General Electric Co. announced on Wednesday that it will be moving its headquarters from Fairfield, Conn., to Boston, starting this summer.
That decision makes Boston the winner of an intense competition among dozens of cities — all hoping to become the hometown of one of the world’s largest companies.
GE has been based on a 68-acre suburban campus in Fairfield since 1974. Its new home will be built in Boston’s Seaport District, with the full move to be completed by 2018.
The $130 billion global industrial giant said it has been weighing a headquarters move for more than three years. That search may have become more urgent after a 2015 state budget raised taxes on corporations.
GE settled on Boston after being offered a massive package of tax breaks and incentives. The deal included $120 million from the state through grants and other programs, and up to $25 million in property tax relief from the city, according to a joint statement from Gov. Charlie Baker and Mayor Marty Walsh’s offices.
In exchange for incentives, the city will get an infusion of about 200 corporate staffers and 600 digital industrial product managers, designers and developers.

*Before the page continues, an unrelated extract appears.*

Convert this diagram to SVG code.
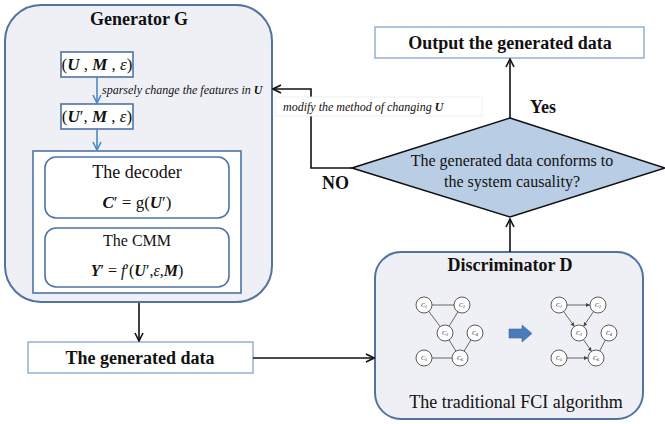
<svg xmlns="http://www.w3.org/2000/svg" width="665" height="424" viewBox="0 0 665 424">
<defs>
<style>
text{font-family:"Liberation Serif","Times New Roman",serif;fill:#111}
.b{font-weight:bold}
.i{font-style:italic}
.bi{font-weight:bold;font-style:italic}
.panel{fill:#eff0f5;stroke:#52739e;stroke-width:2}
.wbox{fill:#fff;stroke:#4f73a5;stroke-width:1.6}
.lbox{fill:#fff;stroke:#8eaad0;stroke-width:1.4}
.conn{fill:none;stroke:#111;stroke-width:1.6}
.bconn{fill:none;stroke:#4f86c6;stroke-width:1.6}
.node{fill:#fff;stroke:#333;stroke-width:0.8}
.edge{stroke:#444;stroke-width:0.8;fill:none}
.nl{font-size:6px;font-style:italic}
</style>
<marker id="ab" markerUnits="userSpaceOnUse" viewBox="0 0 10 10" refX="9" refY="5" markerWidth="10" markerHeight="10" orient="auto">
<path d="M1,1 L9,5 L1,9" fill="none" stroke="#111" stroke-width="1.6"/>
</marker>
<marker id="abl" markerUnits="userSpaceOnUse" viewBox="0 0 10 10" refX="9" refY="5" markerWidth="10" markerHeight="10" orient="auto">
<path d="M1,1 L9,5 L1,9" fill="none" stroke="#4f86c6" stroke-width="1.6"/>
</marker>
<marker id="as" markerUnits="userSpaceOnUse" viewBox="0 0 6 6" refX="6" refY="3" markerWidth="4" markerHeight="4" orient="auto">
<path d="M0,0 L6,3 L0,6 Z" fill="#444"/>
</marker>
</defs>

<g id="generator">
<rect class="panel" x="5" y="5" width="267" height="297" rx="36"/>
<text class="b" x="139" y="25" font-size="18" text-anchor="middle">Generator G</text>
</g>

<g id="umeps">
<rect class="wbox" x="61" y="52" width="72" height="25"/>
<text x="97" y="70" font-size="17" text-anchor="middle">(<tspan class="bi">U</tspan> , <tspan class="bi">M</tspan> , <tspan class="i">ε</tspan>)</text>
</g>

<g id="upmeps">
<rect class="wbox" x="61" y="104" width="72" height="25"/>
<text x="97" y="122" font-size="17" text-anchor="middle">(<tspan class="bi">U</tspan>′, <tspan class="bi">M</tspan> , <tspan class="i">ε</tspan>)</text>
</g>

<g id="inner">
<rect class="wbox" x="33" y="151" width="208" height="142"/>
</g>

<g id="decoder">
<rect class="wbox" x="45" y="157" width="184" height="61" rx="11"/>
<text x="137" y="178" font-size="18" text-anchor="middle">The decoder</text>
<text x="137" y="208" font-size="17" text-anchor="middle"><tspan class="bi">C</tspan>′ = g(<tspan class="bi">U</tspan>′)</text>
</g>

<g id="cmm">
<rect class="wbox" x="45" y="228" width="184" height="59" rx="11"/>
<text x="137" y="246" font-size="16" text-anchor="middle">The CMM</text>
<text x="137" y="276" font-size="16" text-anchor="middle"><tspan class="bi">Y</tspan>′ = <tspan class="i">f</tspan>′(<tspan class="bi">U</tspan>′,<tspan class="i">ε</tspan>,<tspan class="bi">M</tspan>)</text>
</g>

<g id="generated">
<rect class="lbox" x="28" y="342" width="225" height="31"/>
<text class="b" x="140" y="364" font-size="18" text-anchor="middle">The generated data</text>
</g>

<g id="output">
<rect class="lbox" x="375" y="27" width="269" height="31"/>
<text class="b" x="510" y="49" font-size="18" text-anchor="middle">Output the generated data</text>
</g>

<g id="decision">
<path d="M510,118 L665,168 L510,217 L352,168 Z" fill="#b9cde5" stroke="#111" stroke-width="1.6"/>
<text x="512" y="166" font-size="16" text-anchor="middle">The generated data conforms to</text>
<text x="512" y="187" font-size="16" text-anchor="middle">the system causality?</text>
</g>

<g id="discriminator">
<rect class="panel" x="375" y="252" width="268" height="167" rx="26"/>
<text class="b" x="510" y="271" font-size="18" text-anchor="middle">Discriminator D</text>
<text x="516" y="408" font-size="18" text-anchor="middle">The traditional FCI algorithm</text>
<g id="graph-left">
<line class="edge" x1="424" y1="305" x2="462" y2="305"/>
<line class="edge" x1="424" y1="305" x2="445" y2="333"/>
<line class="edge" x1="462" y1="305" x2="445" y2="333"/>
<line class="edge" x1="445" y1="333" x2="460" y2="358"/>
<line class="edge" x1="475" y1="333" x2="460" y2="358"/>
<line class="edge" x1="424" y1="358" x2="460" y2="358"/>
<circle class="node" cx="424" cy="305" r="8"/>
<circle class="node" cx="462" cy="305" r="8"/>
<circle class="node" cx="445" cy="333" r="8"/>
<circle class="node" cx="475" cy="333" r="8"/>
<circle class="node" cx="424" cy="358" r="8"/>
<circle class="node" cx="460" cy="358" r="8"/>
<text class="nl" x="424" y="307" text-anchor="middle">C<tspan font-size="4" dy="1">1</tspan></text>
<text class="nl" x="462" y="307" text-anchor="middle">C<tspan font-size="4" dy="1">2</tspan></text>
<text class="nl" x="445" y="335" text-anchor="middle">C<tspan font-size="4" dy="1">3</tspan></text>
<text class="nl" x="475" y="335" text-anchor="middle">C<tspan font-size="4" dy="1">4</tspan></text>
<text class="nl" x="424" y="360" text-anchor="middle">C<tspan font-size="4" dy="1">5</tspan></text>
<text class="nl" x="460" y="360" text-anchor="middle">C<tspan font-size="4" dy="1">6</tspan></text>
</g>
<path d="M509,329 H522 V325 L532,333.5 L522,342 V338 H509 Z" fill="#4a7cbc" stroke="#3d6aa6" stroke-width="0.6"/>
<g id="graph-right">
<line class="edge" x1="567" y1="305" x2="590" y2="305" marker-end="url(#as)"/>
<line class="edge" x1="563.6" y1="311.5" x2="574.4" y2="326.5" marker-end="url(#as)"/>
<line class="edge" x1="593.5" y1="311.6" x2="583.5" y2="326.4" marker-end="url(#as)"/>
<line class="edge" x1="583.5" y1="339.6" x2="591.5" y2="351.4" marker-end="url(#as)"/>
<line class="edge" x1="609" y1="333" x2="596" y2="358"/>
<line class="edge" x1="567" y1="358" x2="588" y2="358" marker-end="url(#as)"/>
<circle class="node" cx="559" cy="305" r="8"/>
<circle class="node" cx="598" cy="305" r="8"/>
<circle class="node" cx="579" cy="333" r="8"/>
<circle class="node" cx="609" cy="333" r="8"/>
<circle class="node" cx="559" cy="358" r="8"/>
<circle class="node" cx="596" cy="358" r="8"/>
<text class="nl" x="559" y="307" text-anchor="middle">C<tspan font-size="4" dy="1">1</tspan></text>
<text class="nl" x="598" y="307" text-anchor="middle">C<tspan font-size="4" dy="1">2</tspan></text>
<text class="nl" x="579" y="335" text-anchor="middle">C<tspan font-size="4" dy="1">3</tspan></text>
<text class="nl" x="609" y="335" text-anchor="middle">C<tspan font-size="4" dy="1">4</tspan></text>
<text class="nl" x="559" y="360" text-anchor="middle">C<tspan font-size="4" dy="1">5</tspan></text>
<text class="nl" x="596" y="360" text-anchor="middle">C<tspan font-size="4" dy="1">6</tspan></text>
</g>
</g>

<g id="connectors">
<path class="bconn" d="M97,77 V103" marker-end="url(#abl)"/>
<path class="bconn" d="M97,129 V150" marker-end="url(#abl)"/>
<path class="conn" d="M139,303 V341" marker-end="url(#ab)"/>
<path class="conn" d="M253,358 H374" marker-end="url(#ab)"/>
<path class="conn" d="M510,252 V219" marker-end="url(#ab)"/>
<path class="conn" d="M510,118 V59" marker-end="url(#ab)"/>
<path class="conn" d="M352,168 H311 V89 H273" marker-end="url(#ab)"/>
<rect x="275" y="97" width="207" height="19" fill="#fff" stroke="#ececec" stroke-width="0.8"/>
<text class="i" x="283" y="111" font-size="12">modify the method of changing <tspan class="bi">U</tspan></text>
<text class="i" x="102" y="94" font-size="12">sparsely change the features in <tspan class="bi">U</tspan></text>
<text class="b" x="322" y="189" font-size="18">NO</text>
<text class="b" x="530" y="113" font-size="18">Yes</text>
</g>
</svg>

Although the tax breaks are generous, they were not the key reasons for GE’s choice of Boston.
GE Chairman and CEO Jeff Immelt said the company was looking for “an ecosystem that shares our aspirations. Greater Boston is home to 55 colleges and universities. Massachusetts spends more on research & development than any other region in the world, and Boston attracts a diverse, technologically fluent workforce.”
GE also said Boston offered “connections with the world.” That can be read as: Logan International Airport. Unlike Fairfield, Boston offers nonstop flights to London, Frankfurt, Paris, Zurich, Hong Kong, Dubai, Tokyo, Santiago and many other global destinations.
New York officials had hoped to attract GE, but the company said it not only is pulling out of Connecticut but will be selling its offices at 30 Rockefeller Plaza in Manhattan. Connecticut officials had hoped to avoid losing the headquarters of a major employer. But increasingly, suburban office parks are losing out to urban environments that are more attractive to young, well-educated workers.
Boston’s advantages showed up in another way on Wednesday. The Federal Reserve gave it a pat on the back in its Beige Book, an eight-times-a-year report on growth.
The Beige Book described Boston’s economic activity as “upbeat.”
Fed researchers concluded that while the New York and Kansas City regions were essentially flat, other parts of the country were reporting growth and Boston was particularly healthy. For example, the report said “office leasing demand remains robust in Boston [but] weak in Hartford.”
Ouch. Tough day for Connecticut.
“This hurts,” Connecticut Gov. Dannel Malloy said at a news conference called to respond to the GE announcement. “You win some and you lose some. Luckily we’ve won more than we’ve lost.”
Malloy said the state plans to work harder to upgrade transportation infrastructure and the higher education system.